Le rôle de l’humain devient donc celui d’un arbitre, capable de prendre le relais si l’algorithme trébuche, ou de corriger la trajectoire. Une forme d’intelligence augmentée, mais sans illusion sur l’infaillibilité des machines.

Pourquoi maintenant ? Une convergence inévitable

La Decision Intelligence n’est pas née par hasard. Elle résulte d’une convergence de facteurs :

  • La maturité des outils : les modèles sont désormais accessibles, déployables et personnalisables.
  • La frustration des utilisateurs : beaucoup de rapports, pas assez de décisions concrètes.
  • Les enjeux réglementaires et sociétaux : RGPD, souveraineté numérique, transparence algorithmique, etc …
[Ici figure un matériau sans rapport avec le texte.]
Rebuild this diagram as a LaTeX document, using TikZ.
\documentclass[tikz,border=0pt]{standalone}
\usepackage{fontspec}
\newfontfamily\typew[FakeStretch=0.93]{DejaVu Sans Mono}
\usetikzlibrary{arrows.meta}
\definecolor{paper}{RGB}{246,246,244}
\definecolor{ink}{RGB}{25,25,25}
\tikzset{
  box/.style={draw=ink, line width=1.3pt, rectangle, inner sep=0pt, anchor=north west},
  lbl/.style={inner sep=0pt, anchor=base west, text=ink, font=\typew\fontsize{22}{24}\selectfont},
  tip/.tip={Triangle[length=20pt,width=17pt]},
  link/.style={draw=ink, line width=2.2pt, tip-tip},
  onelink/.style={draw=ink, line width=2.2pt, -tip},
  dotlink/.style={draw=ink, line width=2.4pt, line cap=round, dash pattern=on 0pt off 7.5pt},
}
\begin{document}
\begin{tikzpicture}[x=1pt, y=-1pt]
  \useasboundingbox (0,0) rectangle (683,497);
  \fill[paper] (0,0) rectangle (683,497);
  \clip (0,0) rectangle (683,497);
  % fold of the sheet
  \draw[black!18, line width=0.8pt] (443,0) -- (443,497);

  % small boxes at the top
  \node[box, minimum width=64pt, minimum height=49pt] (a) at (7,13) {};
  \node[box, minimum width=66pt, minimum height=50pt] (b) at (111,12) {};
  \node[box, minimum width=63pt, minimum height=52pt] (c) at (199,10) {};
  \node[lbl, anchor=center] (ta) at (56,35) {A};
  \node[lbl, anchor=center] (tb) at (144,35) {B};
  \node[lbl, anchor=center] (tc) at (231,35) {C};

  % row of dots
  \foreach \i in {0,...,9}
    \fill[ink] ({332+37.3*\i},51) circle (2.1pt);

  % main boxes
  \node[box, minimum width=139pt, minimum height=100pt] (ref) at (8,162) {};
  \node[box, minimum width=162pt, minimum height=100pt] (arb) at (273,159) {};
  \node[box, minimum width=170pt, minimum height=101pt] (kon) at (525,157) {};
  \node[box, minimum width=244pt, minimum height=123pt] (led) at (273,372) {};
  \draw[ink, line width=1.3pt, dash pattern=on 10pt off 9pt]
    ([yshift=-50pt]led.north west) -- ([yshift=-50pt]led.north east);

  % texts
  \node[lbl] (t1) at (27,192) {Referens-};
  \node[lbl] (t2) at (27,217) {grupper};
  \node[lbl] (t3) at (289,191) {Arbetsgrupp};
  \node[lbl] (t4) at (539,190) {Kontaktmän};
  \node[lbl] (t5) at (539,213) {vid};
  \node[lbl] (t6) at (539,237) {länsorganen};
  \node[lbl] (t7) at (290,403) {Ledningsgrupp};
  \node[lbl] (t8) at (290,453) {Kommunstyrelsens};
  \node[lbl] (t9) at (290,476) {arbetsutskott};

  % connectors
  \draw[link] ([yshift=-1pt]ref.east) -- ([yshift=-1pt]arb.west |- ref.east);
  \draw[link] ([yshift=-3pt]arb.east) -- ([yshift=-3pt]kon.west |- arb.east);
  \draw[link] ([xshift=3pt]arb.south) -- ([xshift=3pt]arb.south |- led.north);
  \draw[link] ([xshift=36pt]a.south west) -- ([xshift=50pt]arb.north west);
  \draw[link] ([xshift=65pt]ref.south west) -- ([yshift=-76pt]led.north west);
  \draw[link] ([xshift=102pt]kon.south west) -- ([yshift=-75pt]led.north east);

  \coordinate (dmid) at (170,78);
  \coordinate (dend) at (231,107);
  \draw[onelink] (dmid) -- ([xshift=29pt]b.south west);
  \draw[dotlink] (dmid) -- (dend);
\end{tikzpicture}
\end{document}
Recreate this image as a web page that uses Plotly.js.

On constate aujourd’hui un changement : on ne se contente plus de savoir ce qui s’est passé, on veut savoir ce qu’on doit faire maintenant.

Et face à la complexité croissante des systèmes, il devient absurde de penser que l’humain seul, ou l’IA seule, pourra décider efficacement. Il faut repenser la chaîne de décision comme un partenariat.

Conclusion

La Decision Intelligence ne promet pas de transformer votre entreprise en modèle de sagesse instantanée. Mais elle pose une ambition simple et forte : rendre les décisions plus intelligentes, parce que mieux informées, mieux structurées, et mieux partagées.

Elle appelle à une nouvelle posture :

  • Celle d’un décideur qui collabore avec la machine, sans se laisser dominer.
  • Celle d’un système qui explique, suggère, prédit, mais ne dicte pas.

Bref, l’IA ne sera pas votre patron. Mais elle peut devenir votre copilote. À condition de savoir où vous voulez aller.